Thomas Kydd was promoted to acting lieutenant at the bloody Battle of Camperdown in October 1797. Now, he must sit an examination to confirm his rank—or face an inglorious return before the mast. But this is only the first of many obstacles for a man who was pressed into the King's Service and discovered a calling for the sea. Kydd is from humble origins, yet he attains the lofty heights of the quarterdeck as an officer in His Majesty's Navy. If he is to avoid spending the rest of his career as a tarpaulin officer, he must also become a gentleman. Kydd and his enigmatic friend Nicholas Renzi set sail in HMS Tenacious for the North American station. Aboard the old 64-gun ship, Kydd comes to doubt he will ever match up to the high-born gentlemen officers.
At the age of fourteen, Julian Stockwin went to TS Indefatigable, a tough sea-training school. He joined the British Royal Navy at fifteen before transferring to the Royal Australian Navy, where he served for eight years in the Far East, Antarctic, and the South Seas. Retired as a Lieutenant Commander, he lives in Devon, England, with his wife and literary partner Kathy.
Continuing the rousing adventures of Thomas Kydd . . . as he battles ships at sea, snobbery at home and the sense that he has serious personal shortcomings . . . Stockwin, a career navy man, writes of the nautical life with vivid authority.
A rousingly exciting and delicious full-immersion in the perils of seafaring and society during the great Age of Sail!
Period dialect and seagoing argot aplenty add credibility to the adventure, and the unworldly Kydd is an apt lens for the reader's journey.
Comparable to C.C. Humphreys’s Jack Absolute series and the naval tales of the great Patrick O’Brian.
The vantage point of the common sailor gives the nautical novel a fresh twist.
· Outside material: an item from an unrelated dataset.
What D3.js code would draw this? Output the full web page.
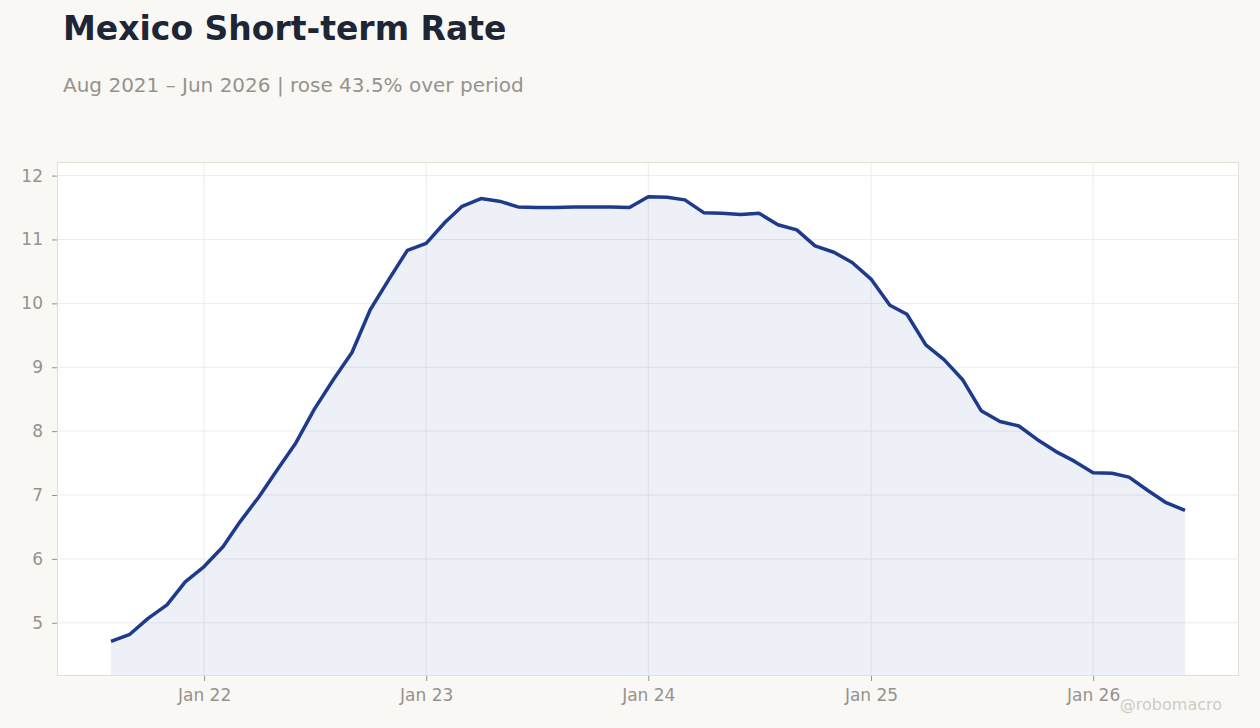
<!DOCTYPE html>
<html>
<head>
<meta charset="utf-8">
<script src="https://cdn.jsdelivr.net/npm/d3@7"></script>
<style>
  html, body { margin: 0; padding: 0; background: #f9f8f5; }
  body { font-family: "DejaVu Sans", sans-serif; }
  svg { display: block; }
</style>
</head>
<body>
<script>
const width = 1260,
      height = 728;

// monthly observations, Aug 2021 .. Jun 2026
const startMonth = "2021-08";
const rates = [
  4.71, 4.82, 5.07, 5.28, 5.64,
  5.88, 6.19, 6.58, 6.97, 7.39, 7.82, 8.34, 8.80, 9.23, 9.90, 10.38, 10.83,
  10.94, 11.27, 11.52, 11.64, 11.60, 11.51, 11.50, 11.50, 11.51, 11.51, 11.51, 11.50,
  11.67, 11.66, 11.62, 11.42, 11.41, 11.39, 11.41, 11.23, 11.15, 10.90, 10.80, 10.64,
  10.38, 9.97, 9.83, 9.35, 9.12, 8.80, 8.32, 8.15, 8.08, 7.87, 7.68, 7.53,
  7.35, 7.34, 7.28, 7.07, 6.88, 6.76
];
const yTicks = [5, 6, 7, 8, 9, 10, 11, 12];
const xTickYears = [2022, 2023, 2024, 2025, 2026];

const title = "Mexico Short-term Rate";
const credit = "@robomacro";

const parseMonth = d3.timeParse("%Y-%m");
const t0 = parseMonth(startMonth);
const data = rates.map((v, i) => ({date: d3.timeMonth.offset(t0, i), value: v}));

const first = data[0], last = data[data.length - 1];
const change = (last.value / first.value - 1) * 100;
const fmtMonth = d3.timeFormat("%b %Y");
const subtitle = `${fmtMonth(first.date)} – ${fmtMonth(last.date)} | ${change >= 0 ? "rose" : "fell"} ${Math.abs(change).toFixed(1)}% over period`;

const plot = {left: 57, top: 162, right: 1239, bottom: 676};
const xPad = 54;

const x = d3.scaleTime()
    .domain(d3.extent(data, d => d.date))
    .range([plot.left + xPad, plot.right - xPad]);

const [lo, hi] = d3.extent(data, d => d.value);
const pad = (hi - lo) * 0.078;
const y = d3.scaleLinear()
    .domain([lo - pad, hi + pad])
    .range([plot.bottom, plot.top]);

const lineColor = "#1e3a8a";
const textGray = "#97928d";

const svg = d3.select("body").append("svg")
    .attr("width", width)
    .attr("height", height);

svg.append("rect")
    .attr("width", width).attr("height", height)
    .attr("fill", "#f9f8f5");

svg.append("text")
    .attr("x", 63).attr("y", 40)
    .attr("font-size", 33)
    .attr("font-weight", "bold")
    .attr("fill", "#1e2636")
    .text(title);

svg.append("text")
    .attr("x", 63).attr("y", 92)
    .attr("font-size", 20)
    .attr("fill", textGray)
    .text(subtitle);

// plot frame
svg.append("rect")
    .attr("x", plot.left).attr("y", plot.top)
    .attr("width", plot.right - plot.left)
    .attr("height", plot.bottom - plot.top)
    .attr("fill", "#ffffff");

const xTicks = xTickYears.map(yr => new Date(yr, 0, 1));

// grid
svg.append("g")
  .selectAll("line")
  .data(yTicks)
  .enter().append("line")
    .attr("x1", plot.left).attr("x2", plot.right)
    .attr("y1", d => y(d)).attr("y2", d => y(d))
    .attr("stroke", "#ececec")
    .attr("stroke-width", 1);

svg.append("g")
  .selectAll("line")
  .data(xTicks)
  .enter().append("line")
    .attr("x1", d => x(d)).attr("x2", d => x(d))
    .attr("y1", plot.top).attr("y2", plot.bottom)
    .attr("stroke", "#ececec")
    .attr("stroke-width", 1);

// area + line
const area = d3.area()
    .x(d => x(d.date))
    .y0(plot.bottom)
    .y1(d => y(d.value));

const line = d3.line()
    .x(d => x(d.date))
    .y(d => y(d.value));

svg.append("path")
    .datum(data)
    .attr("d", area)
    .attr("fill", lineColor)
    .attr("fill-opacity", 0.08);

svg.append("path")
    .datum(data)
    .attr("d", line)
    .attr("fill", "none")
    .attr("stroke", lineColor)
    .attr("stroke-width", 3.5)
    .attr("stroke-linejoin", "round");

// frame border on top
svg.append("rect")
    .attr("x", plot.left + 0.5).attr("y", plot.top + 0.5)
    .attr("width", plot.right - plot.left - 1)
    .attr("height", plot.bottom - plot.top - 1)
    .attr("fill", "none")
    .attr("stroke", "#e3ded6")
    .attr("stroke-width", 1);

// axes
const xAxis = svg.append("g")
    .attr("transform", `translate(0,${plot.bottom})`)
    .call(d3.axisBottom(x)
      .tickValues(xTicks)
      .tickFormat(d3.timeFormat("Jan %y"))
      .tickSize(5)
      .tickPadding(8));

const yAxis = svg.append("g")
    .attr("transform", `translate(${plot.left},0)`)
    .call(d3.axisLeft(y)
      .tickValues(yTicks)
      .tickSize(5)
      .tickPadding(9));

[xAxis, yAxis].forEach(g => {
    g.select(".domain").remove();
    g.selectAll(".tick line").attr("stroke", "#97928d");
    g.selectAll(".tick text")
      .attr("fill", textGray)
      .attr("font-size", 17)
      .attr("font-family", "DejaVu Sans, sans-serif");
});

svg.append("text")
    .attr("x", 1222).attr("y", 710)
    .attr("text-anchor", "end")
    .attr("font-size", 16)
    .attr("fill", "#cfccc8")
    .text(credit);
</script>
</body>
</html>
In Stockwin’s hands the sea story will continue to entrance readers across the world.
Stockwin's writing is enriched by his own experiences in the Royal Navy, which gives scenes of fighting and tempest an authenticity to delight anyone who shares his passion for the sea.
Elegantly plotted . . . the writing has the power of a broadside at close range.
Stockwin's descriptions of the bloody reality of naval combat 200 years ago are memorably vivid, and reveal a profound respect for the seamen who were willing to sacrifice their lives to help save their country.